::: Stored data

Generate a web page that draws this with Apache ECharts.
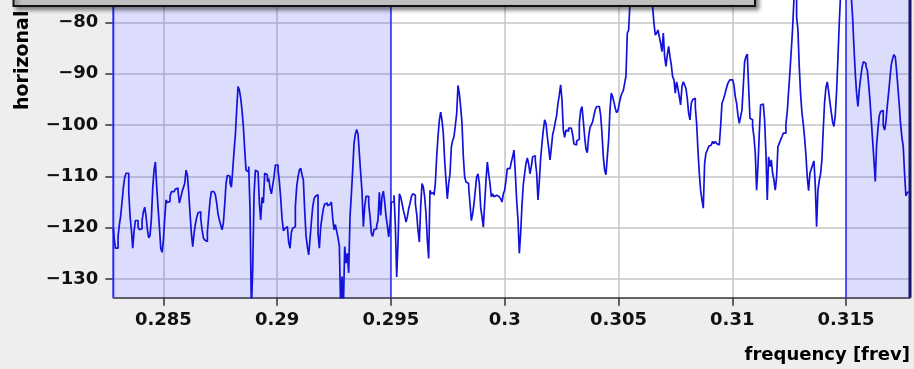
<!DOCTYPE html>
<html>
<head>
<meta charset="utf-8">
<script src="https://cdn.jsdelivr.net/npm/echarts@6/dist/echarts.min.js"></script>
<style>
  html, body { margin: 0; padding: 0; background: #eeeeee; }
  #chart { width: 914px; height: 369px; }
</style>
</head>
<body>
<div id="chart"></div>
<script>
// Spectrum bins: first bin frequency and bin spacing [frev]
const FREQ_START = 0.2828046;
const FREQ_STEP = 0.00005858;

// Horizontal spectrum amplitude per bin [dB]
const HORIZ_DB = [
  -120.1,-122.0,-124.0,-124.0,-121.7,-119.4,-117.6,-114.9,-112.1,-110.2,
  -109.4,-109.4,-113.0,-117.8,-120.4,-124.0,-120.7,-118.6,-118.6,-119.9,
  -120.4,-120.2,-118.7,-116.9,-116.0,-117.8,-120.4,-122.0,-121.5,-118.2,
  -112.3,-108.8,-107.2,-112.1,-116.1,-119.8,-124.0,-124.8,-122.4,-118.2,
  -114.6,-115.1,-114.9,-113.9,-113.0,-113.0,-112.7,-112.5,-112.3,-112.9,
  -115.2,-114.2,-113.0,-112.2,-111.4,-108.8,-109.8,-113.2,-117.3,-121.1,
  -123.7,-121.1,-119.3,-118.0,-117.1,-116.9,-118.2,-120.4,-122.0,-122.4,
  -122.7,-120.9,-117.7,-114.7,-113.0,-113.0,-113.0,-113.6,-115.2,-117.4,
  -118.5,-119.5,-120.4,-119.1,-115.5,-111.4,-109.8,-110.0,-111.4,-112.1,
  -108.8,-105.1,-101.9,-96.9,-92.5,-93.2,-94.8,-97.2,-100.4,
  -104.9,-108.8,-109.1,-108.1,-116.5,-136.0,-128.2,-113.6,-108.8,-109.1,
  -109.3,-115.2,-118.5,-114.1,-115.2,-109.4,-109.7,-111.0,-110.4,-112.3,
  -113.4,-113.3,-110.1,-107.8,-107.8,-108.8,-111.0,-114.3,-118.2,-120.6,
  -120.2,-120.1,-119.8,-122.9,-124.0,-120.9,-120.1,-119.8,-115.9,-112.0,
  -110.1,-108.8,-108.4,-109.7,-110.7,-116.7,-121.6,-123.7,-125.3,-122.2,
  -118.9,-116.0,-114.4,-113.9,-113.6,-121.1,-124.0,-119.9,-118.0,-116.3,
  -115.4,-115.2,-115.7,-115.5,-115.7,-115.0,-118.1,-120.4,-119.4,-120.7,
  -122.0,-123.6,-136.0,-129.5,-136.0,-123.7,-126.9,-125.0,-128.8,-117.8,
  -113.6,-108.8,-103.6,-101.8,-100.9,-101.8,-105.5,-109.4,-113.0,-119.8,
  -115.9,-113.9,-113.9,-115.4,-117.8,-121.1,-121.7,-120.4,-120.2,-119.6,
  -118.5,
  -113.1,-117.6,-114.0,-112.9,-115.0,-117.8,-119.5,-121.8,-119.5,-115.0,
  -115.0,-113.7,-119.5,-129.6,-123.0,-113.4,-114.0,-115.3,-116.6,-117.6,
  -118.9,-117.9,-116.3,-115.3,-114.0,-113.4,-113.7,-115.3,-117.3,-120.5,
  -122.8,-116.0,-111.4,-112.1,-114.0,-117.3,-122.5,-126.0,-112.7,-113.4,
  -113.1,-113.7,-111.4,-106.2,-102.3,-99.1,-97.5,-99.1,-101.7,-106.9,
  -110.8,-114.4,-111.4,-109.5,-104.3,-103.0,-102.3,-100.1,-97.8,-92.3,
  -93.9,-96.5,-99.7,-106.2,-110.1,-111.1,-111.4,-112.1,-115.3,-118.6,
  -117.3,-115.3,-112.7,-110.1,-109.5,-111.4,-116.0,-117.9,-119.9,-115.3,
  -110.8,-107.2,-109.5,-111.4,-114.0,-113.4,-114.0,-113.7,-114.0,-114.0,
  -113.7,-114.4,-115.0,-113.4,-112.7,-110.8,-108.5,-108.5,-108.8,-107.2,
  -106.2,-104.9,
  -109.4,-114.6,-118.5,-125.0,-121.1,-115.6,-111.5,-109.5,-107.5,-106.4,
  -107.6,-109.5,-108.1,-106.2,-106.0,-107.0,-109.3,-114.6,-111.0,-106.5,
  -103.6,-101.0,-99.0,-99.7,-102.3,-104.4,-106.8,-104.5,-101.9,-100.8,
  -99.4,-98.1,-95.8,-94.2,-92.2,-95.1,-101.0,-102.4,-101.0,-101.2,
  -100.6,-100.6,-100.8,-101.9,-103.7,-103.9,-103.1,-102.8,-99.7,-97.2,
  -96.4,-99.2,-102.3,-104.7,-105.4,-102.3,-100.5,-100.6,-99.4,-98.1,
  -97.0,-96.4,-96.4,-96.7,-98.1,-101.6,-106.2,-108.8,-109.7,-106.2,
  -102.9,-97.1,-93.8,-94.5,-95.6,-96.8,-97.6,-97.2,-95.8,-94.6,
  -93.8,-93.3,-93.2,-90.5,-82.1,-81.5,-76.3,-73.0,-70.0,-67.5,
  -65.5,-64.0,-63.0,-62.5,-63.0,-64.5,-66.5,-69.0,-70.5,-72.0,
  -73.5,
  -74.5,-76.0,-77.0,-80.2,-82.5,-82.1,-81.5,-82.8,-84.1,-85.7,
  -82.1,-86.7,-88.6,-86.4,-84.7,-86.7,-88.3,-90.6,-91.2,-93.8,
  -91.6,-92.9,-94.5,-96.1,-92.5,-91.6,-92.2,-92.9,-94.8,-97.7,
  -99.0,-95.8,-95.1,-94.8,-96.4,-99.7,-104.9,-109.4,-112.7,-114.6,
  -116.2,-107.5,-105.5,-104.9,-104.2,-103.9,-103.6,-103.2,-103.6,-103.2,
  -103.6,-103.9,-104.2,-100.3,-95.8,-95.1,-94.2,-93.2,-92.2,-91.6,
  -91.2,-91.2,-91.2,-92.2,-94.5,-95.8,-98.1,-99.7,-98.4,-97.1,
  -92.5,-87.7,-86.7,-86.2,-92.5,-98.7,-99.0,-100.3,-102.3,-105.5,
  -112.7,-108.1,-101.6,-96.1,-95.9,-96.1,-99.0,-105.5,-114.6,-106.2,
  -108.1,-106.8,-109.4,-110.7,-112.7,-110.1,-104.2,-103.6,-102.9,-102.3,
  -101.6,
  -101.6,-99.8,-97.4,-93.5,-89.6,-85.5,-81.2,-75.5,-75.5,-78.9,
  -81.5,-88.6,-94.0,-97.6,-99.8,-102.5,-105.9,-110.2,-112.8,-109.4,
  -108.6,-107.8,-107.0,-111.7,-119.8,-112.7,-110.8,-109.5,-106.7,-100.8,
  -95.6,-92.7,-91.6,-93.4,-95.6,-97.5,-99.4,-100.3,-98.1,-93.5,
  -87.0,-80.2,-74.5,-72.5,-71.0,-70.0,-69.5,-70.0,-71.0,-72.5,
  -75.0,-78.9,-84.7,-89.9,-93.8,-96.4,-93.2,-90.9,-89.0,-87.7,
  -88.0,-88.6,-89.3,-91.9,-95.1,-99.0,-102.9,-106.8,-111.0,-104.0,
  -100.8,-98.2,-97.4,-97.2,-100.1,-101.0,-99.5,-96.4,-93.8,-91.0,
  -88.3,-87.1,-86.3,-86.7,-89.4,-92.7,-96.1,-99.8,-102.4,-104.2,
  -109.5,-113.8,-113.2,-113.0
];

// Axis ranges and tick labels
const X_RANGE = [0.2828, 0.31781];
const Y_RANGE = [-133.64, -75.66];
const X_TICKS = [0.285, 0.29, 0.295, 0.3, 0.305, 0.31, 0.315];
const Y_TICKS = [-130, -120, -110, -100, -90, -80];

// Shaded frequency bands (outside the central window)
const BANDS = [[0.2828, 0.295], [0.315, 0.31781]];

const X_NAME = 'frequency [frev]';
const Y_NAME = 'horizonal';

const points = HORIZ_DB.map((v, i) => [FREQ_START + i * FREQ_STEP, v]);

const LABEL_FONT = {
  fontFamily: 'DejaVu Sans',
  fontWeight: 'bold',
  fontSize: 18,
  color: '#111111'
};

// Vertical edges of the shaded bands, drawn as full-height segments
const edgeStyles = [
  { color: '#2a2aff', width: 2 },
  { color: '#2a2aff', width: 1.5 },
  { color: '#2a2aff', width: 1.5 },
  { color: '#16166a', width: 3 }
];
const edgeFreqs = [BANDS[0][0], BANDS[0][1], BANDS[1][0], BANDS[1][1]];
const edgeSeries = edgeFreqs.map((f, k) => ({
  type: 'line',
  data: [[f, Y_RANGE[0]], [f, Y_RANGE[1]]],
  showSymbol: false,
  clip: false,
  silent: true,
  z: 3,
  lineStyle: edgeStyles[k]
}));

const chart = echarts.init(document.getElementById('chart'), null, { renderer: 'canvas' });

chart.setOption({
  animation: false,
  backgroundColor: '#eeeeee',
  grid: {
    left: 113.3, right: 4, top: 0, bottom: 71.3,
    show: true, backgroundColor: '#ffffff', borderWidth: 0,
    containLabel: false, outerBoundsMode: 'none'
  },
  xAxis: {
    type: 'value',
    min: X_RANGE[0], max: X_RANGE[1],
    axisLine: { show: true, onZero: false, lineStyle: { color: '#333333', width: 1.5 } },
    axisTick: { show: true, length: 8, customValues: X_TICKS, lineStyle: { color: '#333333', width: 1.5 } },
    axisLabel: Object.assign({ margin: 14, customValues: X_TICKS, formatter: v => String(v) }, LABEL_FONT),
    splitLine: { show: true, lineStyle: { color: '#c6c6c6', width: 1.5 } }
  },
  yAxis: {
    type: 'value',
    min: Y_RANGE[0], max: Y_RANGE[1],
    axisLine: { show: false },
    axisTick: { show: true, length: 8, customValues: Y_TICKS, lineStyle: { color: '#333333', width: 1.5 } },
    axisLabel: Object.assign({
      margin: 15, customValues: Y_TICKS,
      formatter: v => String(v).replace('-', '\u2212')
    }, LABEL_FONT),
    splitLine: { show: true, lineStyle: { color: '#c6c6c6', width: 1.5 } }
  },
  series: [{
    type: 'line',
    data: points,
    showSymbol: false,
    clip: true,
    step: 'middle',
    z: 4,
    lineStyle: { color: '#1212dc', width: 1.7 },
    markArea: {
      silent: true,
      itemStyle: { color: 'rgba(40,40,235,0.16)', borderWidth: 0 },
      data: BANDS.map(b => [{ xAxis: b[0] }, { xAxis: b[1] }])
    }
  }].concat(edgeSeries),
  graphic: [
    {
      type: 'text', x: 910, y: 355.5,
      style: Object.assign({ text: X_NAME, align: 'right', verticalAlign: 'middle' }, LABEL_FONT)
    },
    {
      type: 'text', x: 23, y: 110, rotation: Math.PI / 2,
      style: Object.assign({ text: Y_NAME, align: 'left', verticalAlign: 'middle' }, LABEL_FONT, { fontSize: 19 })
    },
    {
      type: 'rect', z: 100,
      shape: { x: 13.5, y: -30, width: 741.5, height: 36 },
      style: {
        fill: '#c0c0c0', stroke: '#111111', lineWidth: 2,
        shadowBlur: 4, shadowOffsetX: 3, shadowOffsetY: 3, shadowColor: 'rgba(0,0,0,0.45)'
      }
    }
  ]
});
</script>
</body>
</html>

::::::

[The exercise] Transcribe exactly, with no pictures, the lines running from the first line of the material through the line holding "const FREQ_STEP = 0.00005858;".

[Problem solution]
Generate a web page that draws this with Apache ECharts.
<!DOCTYPE html>
<html>
<head>
<meta charset="utf-8">
<script src="https://cdn.jsdelivr.net/npm/echarts@6/dist/echarts.min.js"></script>
<style>
  html, body { margin: 0; padding: 0; background: #eeeeee; }
  #chart { width: 914px; height: 369px; }
</style>
</head>
<body>
<div id="chart"></div>
<script>
// Spectrum bins: first bin frequency and bin spacing [frev]
const FREQ_START = 0.2828046;
const FREQ_STEP = 0.00005858;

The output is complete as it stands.